I spent a number of years away from Liverpool and only came back because I felt I had to look after my father as he grew older, but the town has changed so much I can't wait to move away again (Dad's decided to emigrate and live with my kid brother in New Zealand!) 
 
For many years Liverpool was a 'melting pot' of all sorts of different groups, but unfortunately it hasn't produced the "coffee coloured people by the score" which the pop song once suggested would be an ideal solution. All around me I see suspicion, hatred and distrust, not ALL of it race-oriented but intolerable nonetheless. 
If I win the Lottery this week I'm off, even if I leave without a definite job offer!

Written by Fledermaus (3246 comments posted) 19th December 2006
Thanks Bagheera. 
I had moved away and returned to my old neighbourhood too, but when I first came back not much had changed and I thought I wanted to live here forever. But now that the place is changing so much I guess I'm not so sure anymore.

Written by Snodlander (501 comments posted) 19th December 2006
But hasn't always been so? We moved down to Ramsgate when I was a wee nipper. My parents were labeled Londoners, because they came from North Surrey. 
 
On his first day at work, my Dad was buttonholed by a workmate and told, "You're from London, aren't you. You think you know everything." 
 
"No, not at all" Dad was barely in his twenties, and he didn't want trouble on his first day. 
 
"Well, let me tell you something. You work all year to save up for your holidays, and in two weeks we take it all off you." 
 
We are always comfortable with the world we know, and begrudge changes, particularly from foreigners, i.e. people we didn't grow up with. And even some of them are a bit queer.

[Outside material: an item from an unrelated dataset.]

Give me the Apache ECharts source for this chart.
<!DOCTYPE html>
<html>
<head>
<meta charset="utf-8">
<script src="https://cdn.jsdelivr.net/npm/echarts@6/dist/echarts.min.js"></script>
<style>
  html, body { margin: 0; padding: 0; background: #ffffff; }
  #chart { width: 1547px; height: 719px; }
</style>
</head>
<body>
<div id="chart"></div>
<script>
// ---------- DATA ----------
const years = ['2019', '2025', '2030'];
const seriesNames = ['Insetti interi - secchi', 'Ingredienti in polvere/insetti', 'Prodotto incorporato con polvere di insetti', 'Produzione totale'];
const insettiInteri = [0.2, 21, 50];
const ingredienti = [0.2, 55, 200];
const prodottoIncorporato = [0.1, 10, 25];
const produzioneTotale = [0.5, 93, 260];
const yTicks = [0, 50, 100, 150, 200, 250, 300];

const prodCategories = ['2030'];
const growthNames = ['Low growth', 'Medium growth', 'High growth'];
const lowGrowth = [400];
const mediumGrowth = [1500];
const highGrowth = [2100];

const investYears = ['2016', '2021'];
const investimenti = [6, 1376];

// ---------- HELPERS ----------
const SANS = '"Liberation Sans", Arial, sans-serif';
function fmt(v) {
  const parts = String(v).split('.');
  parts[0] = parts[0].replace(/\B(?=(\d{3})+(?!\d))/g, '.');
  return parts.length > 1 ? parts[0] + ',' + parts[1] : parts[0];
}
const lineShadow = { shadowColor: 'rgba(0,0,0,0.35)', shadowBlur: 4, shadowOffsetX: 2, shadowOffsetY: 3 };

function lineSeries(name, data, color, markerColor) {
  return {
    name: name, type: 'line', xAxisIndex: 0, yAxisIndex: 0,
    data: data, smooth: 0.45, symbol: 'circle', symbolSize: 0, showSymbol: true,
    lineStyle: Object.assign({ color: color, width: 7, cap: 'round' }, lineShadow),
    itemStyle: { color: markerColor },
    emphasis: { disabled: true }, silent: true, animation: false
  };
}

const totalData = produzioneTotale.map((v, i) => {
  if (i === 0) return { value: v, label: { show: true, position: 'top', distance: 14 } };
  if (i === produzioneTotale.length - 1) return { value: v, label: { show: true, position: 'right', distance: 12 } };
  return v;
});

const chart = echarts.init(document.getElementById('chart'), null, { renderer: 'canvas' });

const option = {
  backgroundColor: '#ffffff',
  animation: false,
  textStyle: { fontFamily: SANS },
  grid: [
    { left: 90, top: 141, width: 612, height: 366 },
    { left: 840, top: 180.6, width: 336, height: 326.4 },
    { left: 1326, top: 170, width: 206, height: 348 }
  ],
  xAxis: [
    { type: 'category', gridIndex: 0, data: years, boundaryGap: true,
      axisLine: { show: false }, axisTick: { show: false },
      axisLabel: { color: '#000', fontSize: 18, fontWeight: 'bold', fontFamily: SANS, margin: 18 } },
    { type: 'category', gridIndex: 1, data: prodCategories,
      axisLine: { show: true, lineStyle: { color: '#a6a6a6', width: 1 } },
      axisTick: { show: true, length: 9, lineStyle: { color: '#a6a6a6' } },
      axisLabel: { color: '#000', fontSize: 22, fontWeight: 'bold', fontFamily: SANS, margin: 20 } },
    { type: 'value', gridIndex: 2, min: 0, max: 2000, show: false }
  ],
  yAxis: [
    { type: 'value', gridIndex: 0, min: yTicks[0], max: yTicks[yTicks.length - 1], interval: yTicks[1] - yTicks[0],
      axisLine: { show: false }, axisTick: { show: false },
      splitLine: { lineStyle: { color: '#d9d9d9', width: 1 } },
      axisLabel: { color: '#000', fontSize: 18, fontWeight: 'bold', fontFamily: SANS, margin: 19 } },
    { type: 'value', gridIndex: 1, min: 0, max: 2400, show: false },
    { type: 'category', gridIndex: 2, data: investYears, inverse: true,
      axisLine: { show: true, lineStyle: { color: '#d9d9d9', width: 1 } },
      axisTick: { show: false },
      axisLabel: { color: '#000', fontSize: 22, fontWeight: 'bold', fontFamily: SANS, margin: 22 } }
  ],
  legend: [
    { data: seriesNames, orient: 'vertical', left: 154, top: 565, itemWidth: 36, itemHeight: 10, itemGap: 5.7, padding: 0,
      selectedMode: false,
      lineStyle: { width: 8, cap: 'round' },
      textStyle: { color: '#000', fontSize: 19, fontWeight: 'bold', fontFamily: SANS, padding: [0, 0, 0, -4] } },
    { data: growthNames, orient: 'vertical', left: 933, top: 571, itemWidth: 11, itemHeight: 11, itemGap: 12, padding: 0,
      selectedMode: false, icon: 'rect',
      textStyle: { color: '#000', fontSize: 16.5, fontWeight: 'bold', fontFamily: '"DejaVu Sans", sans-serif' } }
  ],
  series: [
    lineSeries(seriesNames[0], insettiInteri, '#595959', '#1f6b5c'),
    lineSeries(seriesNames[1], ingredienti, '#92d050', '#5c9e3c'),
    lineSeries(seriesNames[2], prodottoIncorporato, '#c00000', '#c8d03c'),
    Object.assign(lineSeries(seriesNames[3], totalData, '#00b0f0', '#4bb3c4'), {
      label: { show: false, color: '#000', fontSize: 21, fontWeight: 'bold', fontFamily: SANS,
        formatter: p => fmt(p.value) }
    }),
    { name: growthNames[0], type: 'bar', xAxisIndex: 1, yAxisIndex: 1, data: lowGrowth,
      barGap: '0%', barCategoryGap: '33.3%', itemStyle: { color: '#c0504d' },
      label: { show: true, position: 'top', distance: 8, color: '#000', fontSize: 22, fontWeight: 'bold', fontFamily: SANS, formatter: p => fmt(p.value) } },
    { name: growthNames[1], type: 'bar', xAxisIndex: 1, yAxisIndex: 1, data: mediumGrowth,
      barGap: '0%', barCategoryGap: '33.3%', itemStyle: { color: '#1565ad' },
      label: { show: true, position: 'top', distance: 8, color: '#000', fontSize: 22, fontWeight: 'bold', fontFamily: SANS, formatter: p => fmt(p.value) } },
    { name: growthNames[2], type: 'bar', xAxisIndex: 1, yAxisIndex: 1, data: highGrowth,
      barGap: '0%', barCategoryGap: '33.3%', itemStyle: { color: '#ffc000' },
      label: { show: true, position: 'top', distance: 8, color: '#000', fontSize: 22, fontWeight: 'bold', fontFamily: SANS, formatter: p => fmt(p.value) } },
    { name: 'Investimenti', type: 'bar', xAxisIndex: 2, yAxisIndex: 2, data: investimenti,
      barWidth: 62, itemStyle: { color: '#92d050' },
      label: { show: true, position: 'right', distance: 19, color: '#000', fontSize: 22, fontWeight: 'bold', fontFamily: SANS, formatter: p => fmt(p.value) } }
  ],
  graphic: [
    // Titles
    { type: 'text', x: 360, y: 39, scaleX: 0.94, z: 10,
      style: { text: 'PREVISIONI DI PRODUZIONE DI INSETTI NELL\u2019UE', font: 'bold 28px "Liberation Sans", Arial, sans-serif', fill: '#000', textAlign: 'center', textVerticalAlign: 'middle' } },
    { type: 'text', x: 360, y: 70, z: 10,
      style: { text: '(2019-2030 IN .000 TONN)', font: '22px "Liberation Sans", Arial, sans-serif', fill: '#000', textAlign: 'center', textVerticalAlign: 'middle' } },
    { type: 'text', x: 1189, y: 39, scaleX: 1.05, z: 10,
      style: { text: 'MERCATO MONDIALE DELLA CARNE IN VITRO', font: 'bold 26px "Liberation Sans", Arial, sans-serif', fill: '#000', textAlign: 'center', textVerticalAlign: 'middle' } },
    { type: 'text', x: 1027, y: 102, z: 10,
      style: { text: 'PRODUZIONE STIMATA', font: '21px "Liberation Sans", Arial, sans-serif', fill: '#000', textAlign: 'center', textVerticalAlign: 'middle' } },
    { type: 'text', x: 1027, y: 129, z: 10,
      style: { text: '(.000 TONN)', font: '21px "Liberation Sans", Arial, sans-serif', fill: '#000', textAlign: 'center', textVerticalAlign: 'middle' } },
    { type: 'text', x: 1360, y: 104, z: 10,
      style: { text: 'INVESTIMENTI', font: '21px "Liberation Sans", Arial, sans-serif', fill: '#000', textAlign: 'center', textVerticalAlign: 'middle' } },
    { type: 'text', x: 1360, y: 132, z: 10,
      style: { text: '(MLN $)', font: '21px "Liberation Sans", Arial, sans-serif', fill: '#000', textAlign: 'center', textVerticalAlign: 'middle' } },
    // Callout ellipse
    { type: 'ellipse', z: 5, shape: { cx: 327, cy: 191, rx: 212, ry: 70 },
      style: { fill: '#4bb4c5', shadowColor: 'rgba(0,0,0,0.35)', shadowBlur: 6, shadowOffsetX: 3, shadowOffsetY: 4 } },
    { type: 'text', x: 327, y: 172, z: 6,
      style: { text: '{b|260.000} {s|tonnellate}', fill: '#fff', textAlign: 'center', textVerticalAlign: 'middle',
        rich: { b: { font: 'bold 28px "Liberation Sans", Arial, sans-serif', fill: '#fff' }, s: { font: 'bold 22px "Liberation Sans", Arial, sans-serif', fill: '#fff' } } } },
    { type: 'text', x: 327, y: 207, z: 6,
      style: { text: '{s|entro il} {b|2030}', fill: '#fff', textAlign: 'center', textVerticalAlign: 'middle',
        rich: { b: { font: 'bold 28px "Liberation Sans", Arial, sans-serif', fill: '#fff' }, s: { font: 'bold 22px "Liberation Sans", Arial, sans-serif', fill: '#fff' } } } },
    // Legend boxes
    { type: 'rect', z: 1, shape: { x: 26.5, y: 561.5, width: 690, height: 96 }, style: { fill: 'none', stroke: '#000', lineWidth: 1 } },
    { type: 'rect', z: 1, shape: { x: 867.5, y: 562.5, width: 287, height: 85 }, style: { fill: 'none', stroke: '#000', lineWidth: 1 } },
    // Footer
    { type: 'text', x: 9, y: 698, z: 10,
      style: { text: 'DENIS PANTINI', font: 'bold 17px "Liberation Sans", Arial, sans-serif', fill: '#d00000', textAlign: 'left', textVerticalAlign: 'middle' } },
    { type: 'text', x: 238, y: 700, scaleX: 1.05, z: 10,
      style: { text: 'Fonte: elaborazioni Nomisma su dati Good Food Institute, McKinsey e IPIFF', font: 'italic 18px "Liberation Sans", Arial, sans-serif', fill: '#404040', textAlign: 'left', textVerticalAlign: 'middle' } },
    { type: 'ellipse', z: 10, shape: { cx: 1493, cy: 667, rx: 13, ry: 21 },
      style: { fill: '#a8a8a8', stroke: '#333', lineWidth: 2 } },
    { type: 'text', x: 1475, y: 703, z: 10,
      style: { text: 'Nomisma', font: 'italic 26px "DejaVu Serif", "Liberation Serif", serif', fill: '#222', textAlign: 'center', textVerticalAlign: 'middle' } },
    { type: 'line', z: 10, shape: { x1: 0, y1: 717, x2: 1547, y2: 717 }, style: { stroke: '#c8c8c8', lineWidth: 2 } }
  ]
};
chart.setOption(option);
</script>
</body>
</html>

Written by Phil (6683 comments posted) 19th December 2006
Yes, your back yard. I've been thinkng about this one today. I don't suppose anything stays the same. We become attached and emotionally tied and then we're let down. Perhaps it's all about getting older. - Or maybe the whole world is going to hell in hand cart. 
 
Phil.

Written by Fledermaus (3246 comments posted) 19th December 2006
Thanks for your comments 
 
Snodlander: It's not so much because these guys are strangers, but because they are annoying strangers. New people come and go all the time, but they usually didn't alter the neighbourhood in a bad way. 
 
Phil: Thanks again. Perhaps you're right, but I think it's not just the perception that changed. But I guess that like those East-Indian people, I too long for some sort of tempo doeloe (If I got it correctly, that's Malay for 'good old days'. They usually use it to refer to the time they were in Indonesia).